On Friday, the draft had the support of 17 countries, including eight of the 15 council members - Morocco, France, Britain, the United States, Germany, Portugal, Togo and Colombia. The other sponsors were Libya, Bahrain, Jordan, Kuwait, Qatar, Saudi Arabia, the United Arab Emirates, Oman and Turkey.
 
The revised text maintained strong condemnation of the "continued widespread gross violations of human rights and fundamental freedoms by the Syrian authorities." It cited use of military force against civilians, arbitrary executions and killings and persecution of protesters and media members.
 
It called for "an inclusive Syrian-led political process conducted in an environment free from violence, fear, intimidation and extremism, and aimed at effectively addressing the legitimate aspirations and concerns of the Syrian people."
 
4 February 2012
 
Syria: Ban voices deep regret after Security Council fails to agree on resolution. (UN News)
 
UN Secretary-General Ban Ki-moon voiced deep regret after Security Council members were unable to agree on a resolution backing an Arab League plan to resolve the crisis in Syria, where thousands of people have been killed over the past year since authorities crackdown on a pro-democracy uprising.
 
Thirteen of the Council"s 15 members voted in favour of a draft text submitted by Morocco, but China and Russia exercised their vetoes.
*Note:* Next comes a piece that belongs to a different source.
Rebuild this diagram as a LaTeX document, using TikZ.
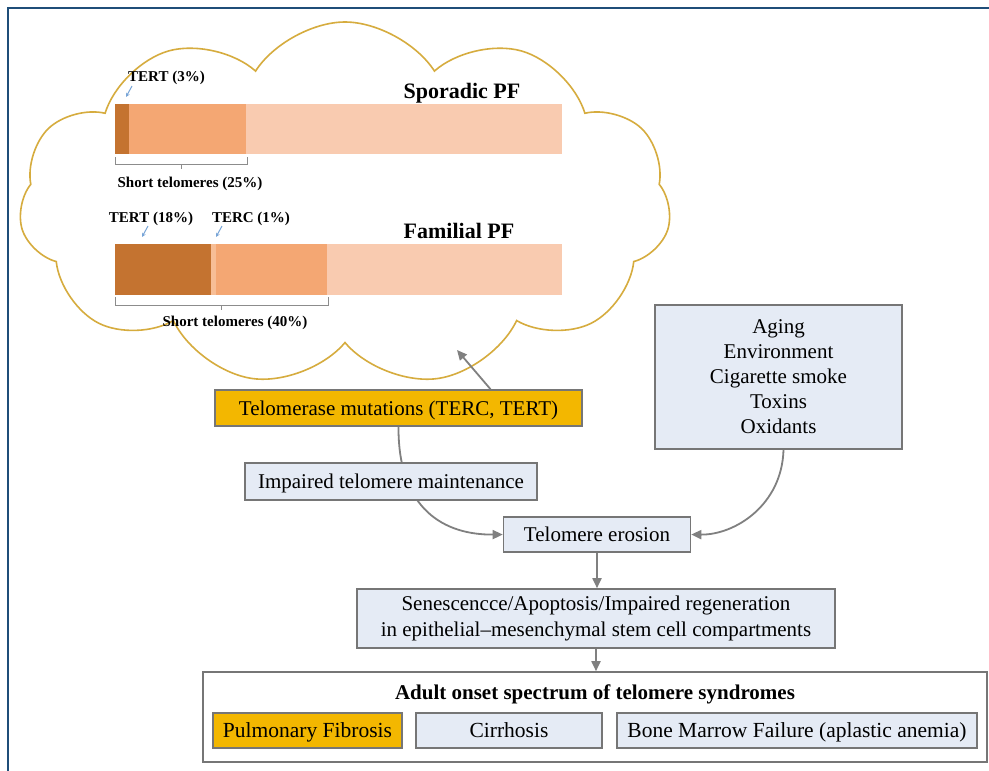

A veto by any one of the Council"s five permanent members means a resolution cannot be adopted.
 
"This is a great disappointment to the people of Syria and the Middle East, and to all supporters of democracy and human rights," he said in a statement issued by his spokesperson.
 
"It undermines the role of the United Nations and the international community in this period when the Syrian authorities must hear a unified voice calling for an immediate end to its violence against the Syrian people."